Volume 4, Book 52, Number 93 :
Narrated by Abu Said (radiallaahu `anhu)
I heard the Prophet (sallallaahu `alayhi wasallam) saying, “Indeed, anyone who fasts for one day for Allah’s Pleasure, Allah will keep his face away from the (Hell) fire for (a distance covered by a journey of) seventy years.”
This hadith is new to me. Or at least to my memory. I’ve always considered fasting special because of the special rewards (for example, the well-known narration “fasting is for Me and I will reward for it”). Still my passion and motivation for voluntary fasting rarely, if ever, goes beyond the six of Shawwaal, nine of Dhul Hijjah and two of Muharram. Why do I never make an effort to fast Mondays, Thursdays and the 13th, 14th and 15th of the lunar months, I ask myself. Why not even more than that? Did not Prophet (sallallaahu `alayhi wasallam) fast most of his days? Did not Dawud (`alayhissalaam) fast every other day – the best kind of fasting there is. Why do I feel content with my routine worship overall? Why do I not strive to up my game every day, month and year?
It is because of this stagnancy in worship that the state of my imaan is such, I feel.
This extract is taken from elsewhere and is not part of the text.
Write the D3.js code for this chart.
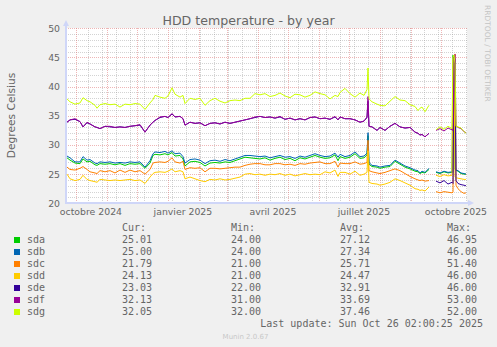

How do I expect Allah to increase His love, mercy and grace for me when I don’t increase my worship and love for Him? Surely the two must be connected.
It all comes down to Jihad. Of the nafs. I need to give up my love for eating more often so I can please Allah and increase my distance from the Hellfire as much as possible. If one day of fasting gets me seventy years away, I could be farthest from it in no time inshaAllah. May Allah give me the strength, accept my efforts and be pleased with me.